** Begin Data segment **

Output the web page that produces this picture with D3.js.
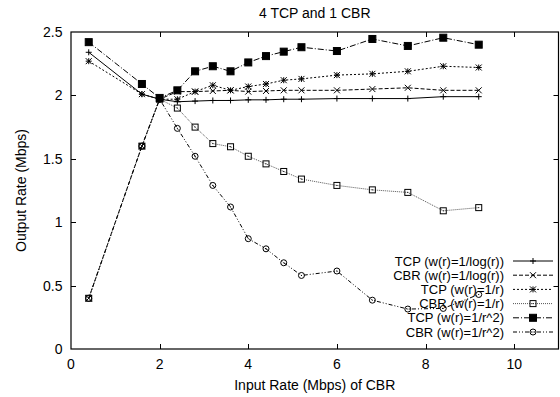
<!DOCTYPE html>
<html>
<head>
<meta charset="utf-8">
<script src="https://cdn.jsdelivr.net/npm/d3@7"></script>
<style>
  body { margin: 0; background: #fff; }
  svg { display: block; font-family: "Liberation Sans", Arial, Helvetica, sans-serif; }
</style>
</head>
<body>
<svg id="chart"></svg>
<script>
// input rate (Mbps) of CBR
const inputRate = [0.4, 1.6, 2.0, 2.4, 2.8, 3.2, 3.6, 4.0, 4.4, 4.8, 5.2, 6.0, 6.8, 7.6, 8.4, 9.2];

const tcpLog  = [2.34, 2.01, 1.97, 1.95, 1.955, 1.96, 1.96, 1.965, 1.965, 1.97, 1.97, 1.975, 1.975, 1.975, 1.99, 1.99];
const cbrLog  = [0.4, 1.6, 1.97, 2.03, 2.03, 2.035, 2.04, 2.03, 2.035, 2.04, 2.04, 2.04, 2.05, 2.06, 2.04, 2.04];
const tcpInv  = [2.27, 2.01, 1.97, 1.97, 2.03, 2.08, 2.04, 2.07, 2.09, 2.12, 2.13, 2.16, 2.17, 2.19, 2.23, 2.22];
const cbrInv  = [0.4, 1.6, 1.97, 1.90, 1.75, 1.62, 1.595, 1.52, 1.46, 1.40, 1.34, 1.29, 1.255, 1.235, 1.09, 1.115];
const tcpInv2 = [2.42, 2.09, 1.98, 2.04, 2.19, 2.23, 2.19, 2.26, 2.31, 2.345, 2.38, 2.35, 2.445, 2.39, 2.455, 2.40];
const cbrInv2 = [0.4, 1.6, 1.97, 1.74, 1.52, 1.29, 1.12, 0.87, 0.79, 0.68, 0.58, 0.615, 0.385, 0.315, 0.32, 0.43];

const seriesNames = ['TCP (w(r)=1/log(r))', 'CBR (w(r)=1/log(r))', 'TCP (w(r)=1/r)',
                     'CBR (w(r)=1/r)', 'TCP (w(r)=1/r^2)', 'CBR (w(r)=1/r^2)'];
const seriesValues = [tcpLog, cbrLog, tcpInv, cbrInv, tcpInv2, cbrInv2];

const xTicks = [0, 2, 4, 6, 8, 10];
const yTicks = [0, 0.5, 1, 1.5, 2, 2.5];

// gnuplot style line types
const dashes = ['none', '4,2', '2,2', '1,1', '6,2,1,2', '4,2,1,2,1,2'];
const marks  = ['plus', 'cross', 'star', 'box', 'fbox', 'circle'];

const width = 560, height = 397;
const margin = {top: 32, right: 1.5, bottom: 48, left: 71};

const svg = d3.select('#chart').attr('width', width).attr('height', height);

const x = d3.scaleLinear().domain([0, 11]).range([margin.left, width - margin.right]);
const y = d3.scaleLinear().domain([0, 2.5]).range([height - margin.bottom, margin.top]);

// ticks, mirrored on all sides, pointing inwards
const tick = 5;
const axes = svg.append('g').attr('stroke', '#000').attr('stroke-width', 1);
xTicks.forEach(t => {
  if (t === 0) return;
  const px = Math.round(x(t)) + 0.5;
  axes.append('line').attr('x1', px).attr('x2', px).attr('y1', y(0)).attr('y2', y(0) - tick);
  axes.append('line').attr('x1', px).attr('x2', px).attr('y1', y(2.5)).attr('y2', y(2.5) + tick);
});
yTicks.forEach(t => {
  if (t === 0 || t === 2.5) return;
  const py = Math.round(y(t)) + 0.5;
  axes.append('line').attr('x1', x(0)).attr('x2', x(0) + tick).attr('y1', py).attr('y2', py);
  axes.append('line').attr('x1', x(11)).attr('x2', x(11) - tick).attr('y1', py).attr('y2', py);
});

svg.append('g').selectAll('text').data(xTicks).join('text')
  .attr('x', d => x(d)).attr('y', 368.5)
  .attr('text-anchor', 'middle').attr('font-size', 14).text(d => d);

svg.append('g').selectAll('text').data(yTicks).join('text')
  .attr('x', 62.5).attr('y', d => y(d) + 5)
  .attr('text-anchor', 'end').attr('font-size', 14).text(d => d);

svg.append('text').attr('x', (x(0) + x(11)) / 2).attr('y', 17.5)
  .attr('text-anchor', 'middle').attr('font-size', 14).text('4 TCP and 1 CBR');

svg.append('text').attr('x', (x(0) + x(11)) / 2).attr('y', 390)
  .attr('text-anchor', 'middle').attr('font-size', 14).text('Input Rate (Mbps) of CBR');

svg.append('text')
  .attr('transform', `translate(26, ${(y(0) + y(2.5)) / 2}) rotate(-90)`)
  .attr('text-anchor', 'middle').attr('font-size', 14).text('Output Rate (Mbps)');

function drawMark(g, kind, cx, cy) {
  const s = 3;
  const p = g.append('g').attr('transform', `translate(${cx},${cy})`)
    .attr('stroke', '#000').attr('stroke-width', 1).attr('fill', 'none');
  if (kind === 'plus' || kind === 'star') {
    p.append('path').attr('d', `M${-s},0H${s}M0,${-s}V${s}`);
  }
  if (kind === 'cross' || kind === 'star') {
    p.append('path').attr('d', `M${-s},${-s}L${s},${s}M${-s},${s}L${s},${-s}`);
  }
  if (kind === 'box') {
    p.append('rect').attr('x', -s).attr('y', -s).attr('width', 2 * s).attr('height', 2 * s);
    p.append('rect').attr('x', -0.5).attr('y', -0.5).attr('width', 1).attr('height', 1).attr('fill', '#000').attr('stroke', 'none');
  }
  if (kind === 'fbox') {
    p.append('rect').attr('x', -s - 0.5).attr('y', -s - 0.5).attr('width', 2 * s + 1).attr('height', 2 * s + 1).attr('fill', '#000');
  }
  if (kind === 'circle') {
    p.append('circle').attr('r', s);
    p.append('rect').attr('x', -0.5).attr('y', -0.5).attr('width', 1).attr('height', 1).attr('fill', '#000').attr('stroke', 'none');
  }
}

// key
const key = svg.append('g');
seriesNames.forEach((name, i) => {
  const ky = 261 + i * 14.2;
  key.append('text')
    .attr('x', 504).attr('y', ky + 4.5)
    .attr('text-anchor', 'end').attr('font-size', 13).text(name);
  key.append('line').attr('x1', 513).attr('x2', 553).attr('y1', ky).attr('y2', ky)
    .attr('stroke', i === 3 ? '#555' : '#000').attr('stroke-width', 1)
    .attr('stroke-dasharray', dashes[i]);
  drawMark(key, marks[i], 533, ky);
});

const line = d3.line().x(d => x(d[0])).y(d => y(d[1]));

seriesValues.forEach((vals, i) => {
  const pts = inputRate.map((r, j) => [r, vals[j]]);
  const g = svg.append('g');
  g.append('path').attr('d', line(pts))
    .attr('fill', 'none').attr('stroke', i === 3 ? '#555' : '#000').attr('stroke-width', 1)
    .attr('stroke-dasharray', dashes[i]);
  pts.forEach(p => drawMark(g, marks[i], x(p[0]), y(p[1])));
});

// border
svg.append('rect')
  .attr('x', x(0)).attr('y', y(2.5))
  .attr('width', x(11) - x(0)).attr('height', y(0) - y(2.5))
  .attr('fill', 'none').attr('stroke', '#000').attr('stroke-width', 1.2);
</script>
</body>
</html>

** End Data segment **

» Instructions to follow
Repeat the material above in full and unchanged, minus its images.

» Task output
Output the web page that produces this picture with D3.js.
<!DOCTYPE html>
<html>
<head>
<meta charset="utf-8">
<script src="https://cdn.jsdelivr.net/npm/d3@7"></script>
<style>
  body { margin: 0; background: #fff; }
  svg { display: block; font-family: "Liberation Sans", Arial, Helvetica, sans-serif; }
</style>
</head>
<body>
<svg id="chart"></svg>
<script>
// input rate (Mbps) of CBR
const inputRate = [0.4, 1.6, 2.0, 2.4, 2.8, 3.2, 3.6, 4.0, 4.4, 4.8, 5.2, 6.0, 6.8, 7.6, 8.4, 9.2];

const tcpLog  = [2.34, 2.01, 1.97, 1.95, 1.955, 1.96, 1.96, 1.965, 1.965, 1.97, 1.97, 1.975, 1.975, 1.975, 1.99, 1.99];
const cbrLog  = [0.4, 1.6, 1.97, 2.03, 2.03, 2.035, 2.04, 2.03, 2.035, 2.04, 2.04, 2.04, 2.05, 2.06, 2.04, 2.04];
const tcpInv  = [2.27, 2.01, 1.97, 1.97, 2.03, 2.08, 2.04, 2.07, 2.09, 2.12, 2.13, 2.16, 2.17, 2.19, 2.23, 2.22];
const cbrInv  = [0.4, 1.6, 1.97, 1.90, 1.75, 1.62, 1.595, 1.52, 1.46, 1.40, 1.34, 1.29, 1.255, 1.235, 1.09, 1.115];
const tcpInv2 = [2.42, 2.09, 1.98, 2.04, 2.19, 2.23, 2.19, 2.26, 2.31, 2.345, 2.38, 2.35, 2.445, 2.39, 2.455, 2.40];
const cbrInv2 = [0.4, 1.6, 1.97, 1.74, 1.52, 1.29, 1.12, 0.87, 0.79, 0.68, 0.58, 0.615, 0.385, 0.315, 0.32, 0.43];

const seriesNames = ['TCP (w(r)=1/log(r))', 'CBR (w(r)=1/log(r))', 'TCP (w(r)=1/r)',
                     'CBR (w(r)=1/r)', 'TCP (w(r)=1/r^2)', 'CBR (w(r)=1/r^2)'];
const seriesValues = [tcpLog, cbrLog, tcpInv, cbrInv, tcpInv2, cbrInv2];

const xTicks = [0, 2, 4, 6, 8, 10];
const yTicks = [0, 0.5, 1, 1.5, 2, 2.5];

// gnuplot style line types
const dashes = ['none', '4,2', '2,2', '1,1', '6,2,1,2', '4,2,1,2,1,2'];
const marks  = ['plus', 'cross', 'star', 'box', 'fbox', 'circle'];

const width = 560, height = 397;
const margin = {top: 32, right: 1.5, bottom: 48, left: 71};

const svg = d3.select('#chart').attr('width', width).attr('height', height);

const x = d3.scaleLinear().domain([0, 11]).range([margin.left, width - margin.right]);
const y = d3.scaleLinear().domain([0, 2.5]).range([height - margin.bottom, margin.top]);

// ticks, mirrored on all sides, pointing inwards
const tick = 5;
const axes = svg.append('g').attr('stroke', '#000').attr('stroke-width', 1);
xTicks.forEach(t => {
  if (t === 0) return;
  const px = Math.round(x(t)) + 0.5;
  axes.append('line').attr('x1', px).attr('x2', px).attr('y1', y(0)).attr('y2', y(0) - tick);
  axes.append('line').attr('x1', px).attr('x2', px).attr('y1', y(2.5)).attr('y2', y(2.5) + tick);
});
yTicks.forEach(t => {
  if (t === 0 || t === 2.5) return;
  const py = Math.round(y(t)) + 0.5;
  axes.append('line').attr('x1', x(0)).attr('x2', x(0) + tick).attr('y1', py).attr('y2', py);
  axes.append('line').attr('x1', x(11)).attr('x2', x(11) - tick).attr('y1', py).attr('y2', py);
});

svg.append('g').selectAll('text').data(xTicks).join('text')
  .attr('x', d => x(d)).attr('y', 368.5)
  .attr('text-anchor', 'middle').attr('font-size', 14).text(d => d);

svg.append('g').selectAll('text').data(yTicks).join('text')
  .attr('x', 62.5).attr('y', d => y(d) + 5)
  .attr('text-anchor', 'end').attr('font-size', 14).text(d => d);

svg.append('text').attr('x', (x(0) + x(11)) / 2).attr('y', 17.5)
  .attr('text-anchor', 'middle').attr('font-size', 14).text('4 TCP and 1 CBR');

svg.append('text').attr('x', (x(0) + x(11)) / 2).attr('y', 390)
  .attr('text-anchor', 'middle').attr('font-size', 14).text('Input Rate (Mbps) of CBR');

svg.append('text')
  .attr('transform', `translate(26, ${(y(0) + y(2.5)) / 2}) rotate(-90)`)
  .attr('text-anchor', 'middle').attr('font-size', 14).text('Output Rate (Mbps)');

function drawMark(g, kind, cx, cy) {
  const s = 3;
  const p = g.append('g').attr('transform', `translate(${cx},${cy})`)
    .attr('stroke', '#000').attr('stroke-width', 1).attr('fill', 'none');
  if (kind === 'plus' || kind === 'star') {
    p.append('path').attr('d', `M${-s},0H${s}M0,${-s}V${s}`);
  }
  if (kind === 'cross' || kind === 'star') {
    p.append('path').attr('d', `M${-s},${-s}L${s},${s}M${-s},${s}L${s},${-s}`);
  }
  if (kind === 'box') {
    p.append('rect').attr('x', -s).attr('y', -s).attr('width', 2 * s).attr('height', 2 * s);
    p.append('rect').attr('x', -0.5).attr('y', -0.5).attr('width', 1).attr('height', 1).attr('fill', '#000').attr('stroke', 'none');
  }
  if (kind === 'fbox') {
    p.append('rect').attr('x', -s - 0.5).attr('y', -s - 0.5).attr('width', 2 * s + 1).attr('height', 2 * s + 1).attr('fill', '#000');
  }
  if (kind === 'circle') {
    p.append('circle').attr('r', s);
    p.append('rect').attr('x', -0.5).attr('y', -0.5).attr('width', 1).attr('height', 1).attr('fill', '#000').attr('stroke', 'none');
  }
}

// key
const key = svg.append('g');
seriesNames.forEach((name, i) => {
  const ky = 261 + i * 14.2;
  key.append('text')
    .attr('x', 504).attr('y', ky + 4.5)
    .attr('text-anchor', 'end').attr('font-size', 13).text(name);
  key.append('line').attr('x1', 513).attr('x2', 553).attr('y1', ky).attr('y2', ky)
    .attr('stroke', i === 3 ? '#555' : '#000').attr('stroke-width', 1)
    .attr('stroke-dasharray', dashes[i]);
  drawMark(key, marks[i], 533, ky);
});

const line = d3.line().x(d => x(d[0])).y(d => y(d[1]));

seriesValues.forEach((vals, i) => {
  const pts = inputRate.map((r, j) => [r, vals[j]]);
  const g = svg.append('g');
  g.append('path').attr('d', line(pts))
    .attr('fill', 'none').attr('stroke', i === 3 ? '#555' : '#000').attr('stroke-width', 1)
    .attr('stroke-dasharray', dashes[i]);
  pts.forEach(p => drawMark(g, marks[i], x(p[0]), y(p[1])));
});

// border
svg.append('rect')
  .attr('x', x(0)).attr('y', y(2.5))
  .attr('width', x(11) - x(0)).attr('height', y(0) - y(2.5))
  .attr('fill', 'none').attr('stroke', '#000').attr('stroke-width', 1.2);
</script>
</body>
</html>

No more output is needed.